start Input material
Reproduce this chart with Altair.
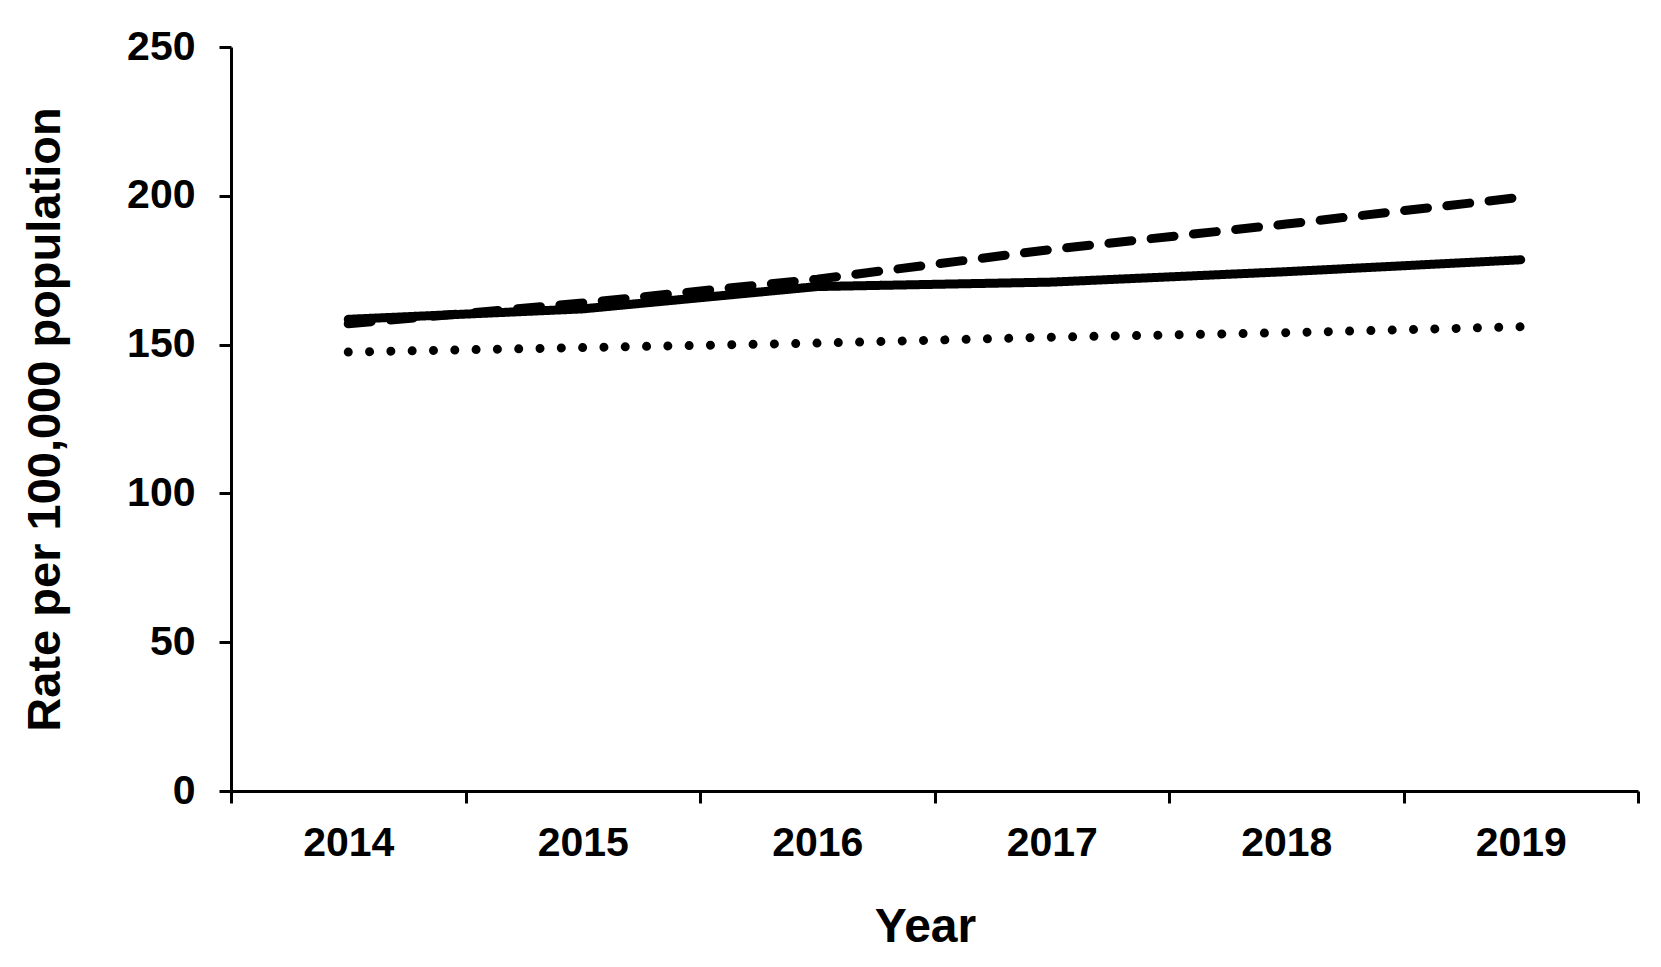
end Input material
start Input material
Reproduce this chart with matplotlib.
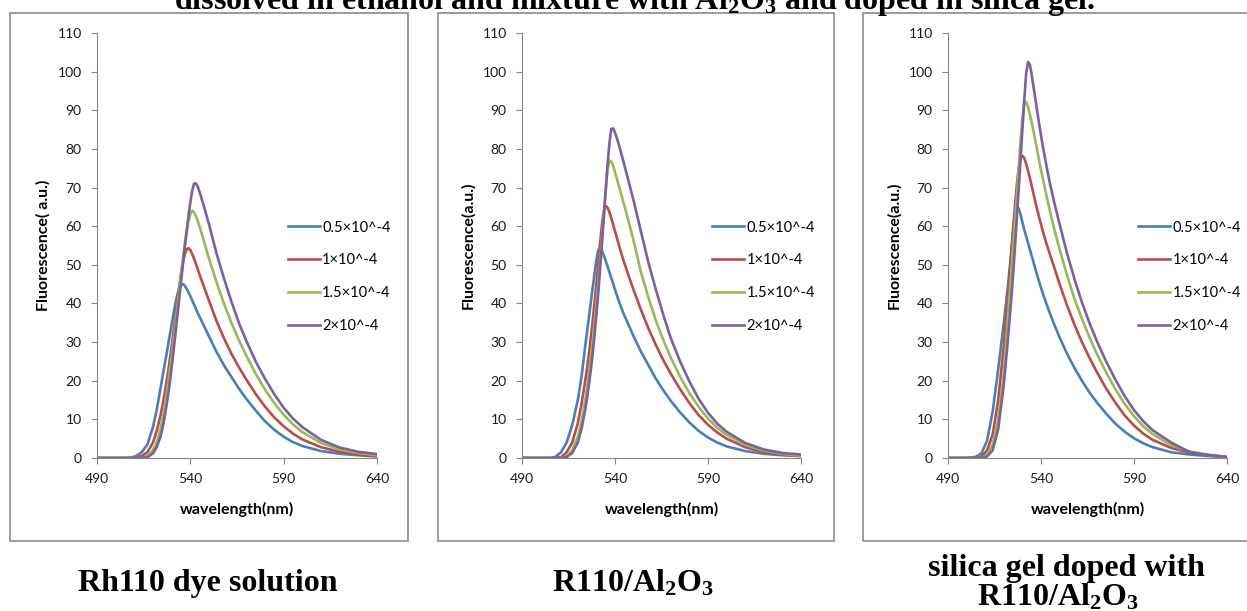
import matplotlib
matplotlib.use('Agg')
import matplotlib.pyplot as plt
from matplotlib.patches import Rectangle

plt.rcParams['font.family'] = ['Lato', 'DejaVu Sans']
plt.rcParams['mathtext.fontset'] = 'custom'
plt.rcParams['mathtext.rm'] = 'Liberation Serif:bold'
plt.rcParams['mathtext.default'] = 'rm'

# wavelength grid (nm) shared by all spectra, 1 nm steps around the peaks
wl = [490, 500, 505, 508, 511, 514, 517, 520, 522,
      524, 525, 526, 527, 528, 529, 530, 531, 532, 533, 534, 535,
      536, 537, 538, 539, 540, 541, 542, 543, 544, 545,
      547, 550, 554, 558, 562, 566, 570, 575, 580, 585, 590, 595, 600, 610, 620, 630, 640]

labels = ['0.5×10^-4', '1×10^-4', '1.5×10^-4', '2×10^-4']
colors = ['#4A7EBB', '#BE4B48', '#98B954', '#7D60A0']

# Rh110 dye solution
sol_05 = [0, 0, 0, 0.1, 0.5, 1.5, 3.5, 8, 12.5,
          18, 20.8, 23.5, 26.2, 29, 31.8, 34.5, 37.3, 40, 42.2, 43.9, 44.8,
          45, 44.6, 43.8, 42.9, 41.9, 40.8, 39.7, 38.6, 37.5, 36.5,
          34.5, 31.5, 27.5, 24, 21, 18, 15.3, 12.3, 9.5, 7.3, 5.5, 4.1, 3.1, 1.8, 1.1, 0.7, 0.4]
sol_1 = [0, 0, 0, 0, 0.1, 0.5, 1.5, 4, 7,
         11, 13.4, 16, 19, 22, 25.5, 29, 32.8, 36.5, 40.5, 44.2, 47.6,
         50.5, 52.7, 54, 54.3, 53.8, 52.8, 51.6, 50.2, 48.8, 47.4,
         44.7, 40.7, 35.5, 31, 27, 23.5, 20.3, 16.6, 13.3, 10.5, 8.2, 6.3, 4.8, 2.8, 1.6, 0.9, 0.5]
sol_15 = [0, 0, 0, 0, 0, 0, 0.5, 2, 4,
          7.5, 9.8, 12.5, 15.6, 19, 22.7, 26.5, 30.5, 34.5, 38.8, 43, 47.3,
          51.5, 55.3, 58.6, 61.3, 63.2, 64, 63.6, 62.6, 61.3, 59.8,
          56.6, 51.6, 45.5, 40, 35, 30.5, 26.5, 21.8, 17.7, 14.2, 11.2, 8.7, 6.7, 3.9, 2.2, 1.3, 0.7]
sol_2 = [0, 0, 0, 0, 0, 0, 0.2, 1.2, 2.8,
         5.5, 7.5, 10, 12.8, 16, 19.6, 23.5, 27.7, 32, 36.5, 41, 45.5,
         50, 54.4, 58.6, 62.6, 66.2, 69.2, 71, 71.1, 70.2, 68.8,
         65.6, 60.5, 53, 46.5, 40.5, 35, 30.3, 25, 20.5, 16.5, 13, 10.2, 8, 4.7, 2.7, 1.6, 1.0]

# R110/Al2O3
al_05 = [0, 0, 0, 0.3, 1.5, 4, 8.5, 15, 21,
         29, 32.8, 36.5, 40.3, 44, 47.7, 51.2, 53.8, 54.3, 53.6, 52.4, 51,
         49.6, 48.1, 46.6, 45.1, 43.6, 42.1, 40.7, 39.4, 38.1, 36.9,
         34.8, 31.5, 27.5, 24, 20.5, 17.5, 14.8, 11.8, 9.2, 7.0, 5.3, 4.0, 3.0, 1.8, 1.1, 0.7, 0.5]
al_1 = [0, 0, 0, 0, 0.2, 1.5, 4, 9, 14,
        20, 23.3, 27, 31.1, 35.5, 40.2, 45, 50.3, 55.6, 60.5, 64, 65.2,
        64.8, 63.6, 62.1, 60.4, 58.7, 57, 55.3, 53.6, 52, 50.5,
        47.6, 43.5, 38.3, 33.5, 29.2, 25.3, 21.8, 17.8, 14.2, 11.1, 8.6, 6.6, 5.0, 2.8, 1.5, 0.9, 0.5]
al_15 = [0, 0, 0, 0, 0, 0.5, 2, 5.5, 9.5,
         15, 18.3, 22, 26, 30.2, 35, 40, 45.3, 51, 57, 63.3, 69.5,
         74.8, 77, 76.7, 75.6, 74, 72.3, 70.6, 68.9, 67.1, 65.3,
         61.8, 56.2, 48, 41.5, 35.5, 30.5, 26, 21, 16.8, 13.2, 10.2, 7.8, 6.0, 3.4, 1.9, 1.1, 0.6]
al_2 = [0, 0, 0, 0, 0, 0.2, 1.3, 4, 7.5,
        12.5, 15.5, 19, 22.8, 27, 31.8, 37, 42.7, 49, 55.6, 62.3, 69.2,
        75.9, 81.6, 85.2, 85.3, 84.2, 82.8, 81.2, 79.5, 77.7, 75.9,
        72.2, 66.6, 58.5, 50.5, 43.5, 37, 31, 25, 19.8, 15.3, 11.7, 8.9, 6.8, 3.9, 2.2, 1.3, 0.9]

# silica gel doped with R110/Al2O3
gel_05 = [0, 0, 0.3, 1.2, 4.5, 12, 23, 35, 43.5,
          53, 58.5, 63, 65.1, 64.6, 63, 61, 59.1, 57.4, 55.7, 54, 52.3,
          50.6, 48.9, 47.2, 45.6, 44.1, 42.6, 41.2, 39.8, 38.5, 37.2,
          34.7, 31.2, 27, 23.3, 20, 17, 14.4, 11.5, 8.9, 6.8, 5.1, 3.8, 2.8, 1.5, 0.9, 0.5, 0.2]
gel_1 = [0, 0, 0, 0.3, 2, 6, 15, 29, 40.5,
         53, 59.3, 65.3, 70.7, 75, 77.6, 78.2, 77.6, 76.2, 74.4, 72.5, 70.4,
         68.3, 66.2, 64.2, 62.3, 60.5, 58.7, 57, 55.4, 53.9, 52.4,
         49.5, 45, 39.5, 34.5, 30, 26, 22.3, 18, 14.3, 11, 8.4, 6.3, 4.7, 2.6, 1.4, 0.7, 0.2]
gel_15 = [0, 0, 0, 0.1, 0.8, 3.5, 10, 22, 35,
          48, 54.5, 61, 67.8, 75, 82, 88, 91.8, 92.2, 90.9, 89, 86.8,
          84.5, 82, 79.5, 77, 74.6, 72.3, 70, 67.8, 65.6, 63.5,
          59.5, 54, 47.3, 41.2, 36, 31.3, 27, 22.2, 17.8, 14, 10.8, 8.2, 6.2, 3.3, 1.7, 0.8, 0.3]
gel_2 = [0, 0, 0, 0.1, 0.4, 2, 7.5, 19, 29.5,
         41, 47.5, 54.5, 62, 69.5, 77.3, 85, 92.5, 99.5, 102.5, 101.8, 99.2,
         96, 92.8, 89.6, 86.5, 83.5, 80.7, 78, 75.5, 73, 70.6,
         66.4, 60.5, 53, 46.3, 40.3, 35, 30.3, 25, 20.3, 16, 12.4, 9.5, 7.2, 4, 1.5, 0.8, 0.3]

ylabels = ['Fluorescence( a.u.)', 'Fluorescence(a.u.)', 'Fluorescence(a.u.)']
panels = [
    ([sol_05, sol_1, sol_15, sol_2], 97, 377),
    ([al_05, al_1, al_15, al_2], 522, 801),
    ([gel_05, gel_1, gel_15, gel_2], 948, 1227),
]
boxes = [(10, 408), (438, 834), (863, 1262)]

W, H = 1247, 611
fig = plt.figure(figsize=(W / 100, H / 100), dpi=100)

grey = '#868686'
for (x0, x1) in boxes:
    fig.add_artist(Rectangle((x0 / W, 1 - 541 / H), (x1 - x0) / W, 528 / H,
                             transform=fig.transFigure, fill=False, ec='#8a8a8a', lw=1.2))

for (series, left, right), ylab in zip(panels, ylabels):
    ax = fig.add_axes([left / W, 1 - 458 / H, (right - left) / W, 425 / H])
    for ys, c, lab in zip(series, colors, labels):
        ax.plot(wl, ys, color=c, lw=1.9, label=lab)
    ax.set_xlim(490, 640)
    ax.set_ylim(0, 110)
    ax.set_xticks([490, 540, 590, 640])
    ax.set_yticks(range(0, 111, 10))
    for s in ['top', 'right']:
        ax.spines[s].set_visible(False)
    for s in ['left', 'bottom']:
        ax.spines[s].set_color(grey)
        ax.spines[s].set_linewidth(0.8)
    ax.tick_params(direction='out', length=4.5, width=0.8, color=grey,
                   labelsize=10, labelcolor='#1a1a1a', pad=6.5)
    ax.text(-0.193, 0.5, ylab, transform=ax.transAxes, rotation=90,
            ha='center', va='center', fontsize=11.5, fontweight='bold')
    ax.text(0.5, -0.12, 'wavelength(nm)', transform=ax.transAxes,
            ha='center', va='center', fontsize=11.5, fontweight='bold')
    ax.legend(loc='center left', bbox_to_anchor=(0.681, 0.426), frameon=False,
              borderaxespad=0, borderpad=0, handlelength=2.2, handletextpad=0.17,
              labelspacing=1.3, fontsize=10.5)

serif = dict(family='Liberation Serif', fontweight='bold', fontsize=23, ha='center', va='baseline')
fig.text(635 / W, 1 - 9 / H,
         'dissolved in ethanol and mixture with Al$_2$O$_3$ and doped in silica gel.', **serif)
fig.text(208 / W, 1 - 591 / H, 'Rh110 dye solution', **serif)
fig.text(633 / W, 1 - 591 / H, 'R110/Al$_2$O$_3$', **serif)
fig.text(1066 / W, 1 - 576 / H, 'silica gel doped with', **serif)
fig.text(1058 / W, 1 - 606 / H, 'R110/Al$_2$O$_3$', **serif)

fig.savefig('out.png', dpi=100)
end Input material
start Input material
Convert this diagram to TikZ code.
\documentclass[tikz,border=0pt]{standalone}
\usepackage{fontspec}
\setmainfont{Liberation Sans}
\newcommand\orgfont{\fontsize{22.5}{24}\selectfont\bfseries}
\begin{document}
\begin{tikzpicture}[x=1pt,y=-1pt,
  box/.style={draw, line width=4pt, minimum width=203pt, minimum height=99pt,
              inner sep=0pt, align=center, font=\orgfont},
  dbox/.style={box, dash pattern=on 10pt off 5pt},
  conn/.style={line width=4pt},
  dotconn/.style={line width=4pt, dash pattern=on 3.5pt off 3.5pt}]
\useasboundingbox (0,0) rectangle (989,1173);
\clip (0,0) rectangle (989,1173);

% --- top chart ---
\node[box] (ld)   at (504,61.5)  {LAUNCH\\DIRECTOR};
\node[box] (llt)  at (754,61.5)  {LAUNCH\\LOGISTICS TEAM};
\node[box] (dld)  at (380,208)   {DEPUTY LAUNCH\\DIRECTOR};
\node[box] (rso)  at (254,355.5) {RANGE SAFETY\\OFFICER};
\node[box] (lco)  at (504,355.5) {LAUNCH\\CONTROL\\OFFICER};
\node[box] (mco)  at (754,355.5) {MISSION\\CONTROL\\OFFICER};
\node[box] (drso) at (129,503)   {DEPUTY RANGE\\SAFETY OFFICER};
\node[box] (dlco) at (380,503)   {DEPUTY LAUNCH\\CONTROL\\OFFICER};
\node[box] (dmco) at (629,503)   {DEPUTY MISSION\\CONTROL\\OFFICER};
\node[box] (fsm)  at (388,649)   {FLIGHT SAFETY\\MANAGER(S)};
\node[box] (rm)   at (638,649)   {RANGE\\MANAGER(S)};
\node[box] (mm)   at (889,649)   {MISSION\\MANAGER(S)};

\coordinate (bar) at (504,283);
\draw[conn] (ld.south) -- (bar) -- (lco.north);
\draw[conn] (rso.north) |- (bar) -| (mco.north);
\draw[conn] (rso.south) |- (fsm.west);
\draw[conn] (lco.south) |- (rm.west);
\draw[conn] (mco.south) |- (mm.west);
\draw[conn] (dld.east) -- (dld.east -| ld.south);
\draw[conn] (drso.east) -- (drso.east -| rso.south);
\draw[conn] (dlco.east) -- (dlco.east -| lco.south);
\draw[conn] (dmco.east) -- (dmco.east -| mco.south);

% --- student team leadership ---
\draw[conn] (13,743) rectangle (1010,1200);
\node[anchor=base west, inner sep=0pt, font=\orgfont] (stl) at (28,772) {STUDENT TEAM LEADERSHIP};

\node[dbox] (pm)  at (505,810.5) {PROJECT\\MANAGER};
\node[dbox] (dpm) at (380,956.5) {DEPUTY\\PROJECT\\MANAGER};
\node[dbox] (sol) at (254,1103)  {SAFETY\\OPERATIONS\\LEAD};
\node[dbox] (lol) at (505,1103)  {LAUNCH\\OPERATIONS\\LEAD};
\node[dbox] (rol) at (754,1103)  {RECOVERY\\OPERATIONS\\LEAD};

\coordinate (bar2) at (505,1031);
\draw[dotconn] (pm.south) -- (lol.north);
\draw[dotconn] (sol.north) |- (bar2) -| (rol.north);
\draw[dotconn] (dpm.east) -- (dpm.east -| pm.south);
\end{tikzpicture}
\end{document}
end Input material
Goal:
Of the lines above, copy only those from the one holding "Reproduce this chart with matplotlib." to the one holding "620, 630, 640]", both included, and exclude every image.

Solution to the problem:
Reproduce this chart with matplotlib.
import matplotlib
matplotlib.use('Agg')
import matplotlib.pyplot as plt
from matplotlib.patches import Rectangle

plt.rcParams['font.family'] = ['Lato', 'DejaVu Sans']
plt.rcParams['mathtext.fontset'] = 'custom'
plt.rcParams['mathtext.rm'] = 'Liberation Serif:bold'
plt.rcParams['mathtext.default'] = 'rm'

# wavelength grid (nm) shared by all spectra, 1 nm steps around the peaks
wl = [490, 500, 505, 508, 511, 514, 517, 520, 522,
      524, 525, 526, 527, 528, 529, 530, 531, 532, 533, 534, 535,
      536, 537, 538, 539, 540, 541, 542, 543, 544, 545,
      547, 550, 554, 558, 562, 566, 570, 575, 580, 585, 590, 595, 600, 610, 620, 630, 640]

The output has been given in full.